Yesterday, I was with Kaity in town and we bought a pound of ground coffee from a coffee bean specialty store in Westfield. The clerk asked me if I knew about their "free cup of coffee with a one pound bean purchase". I did not! My heart leapt with joy! I quickly set about pouring and preparing my free cup and savoring the feel of the free paper cup, the rich smell of the free coffee, and I even asked for the free soy milk! And then the best part, the first sip. Ahhhhhh! Delicious. This exciting joyful experience I can attribute directly to Daddy.
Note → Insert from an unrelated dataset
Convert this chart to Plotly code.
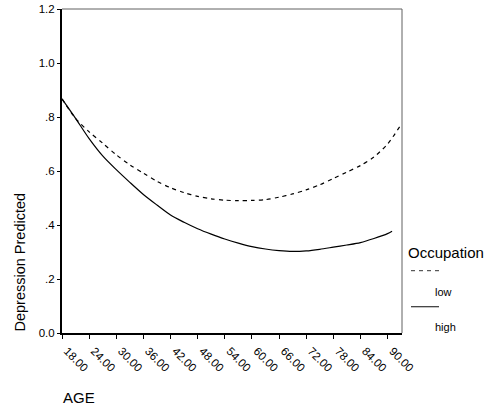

Years of tagging along with him as a child on all his errands to the tire shop, auto repair shop, grocery store, hardware store, library,produce stands, etc and the look of joy on his face when we found free coffee and powdered creamer! It never mattered if he had already had his morning coffee, he never missed an opportunity for a free cup. And of course he always saved the empty cups. Yes that stack of paper cups in his car's cup holder was a constant reminder of all the exciting times he had happened onto free coffee. As I got older and acquired a taste for dunkin donuts lattes I would sometimes ask Daddy in the drive thru if I could order him something. He would give me that "are you crazy" face for an answer, meaning "pay for coffee! never!". So as he got older and older, I would make efforts to collect coupons for a free dunkin donuts coffee, and always take such joy in seeing his happy face as he reached out for the free cup.

Coffee is one of life's simple pleasures. And thanks to Daddy, in addition to finding "heads up" pennies on the ground, I have the lifelong opportunity for joy each time I run into a jiffy lube, or doctors office where there is a coffee station and I'm told to "help myself".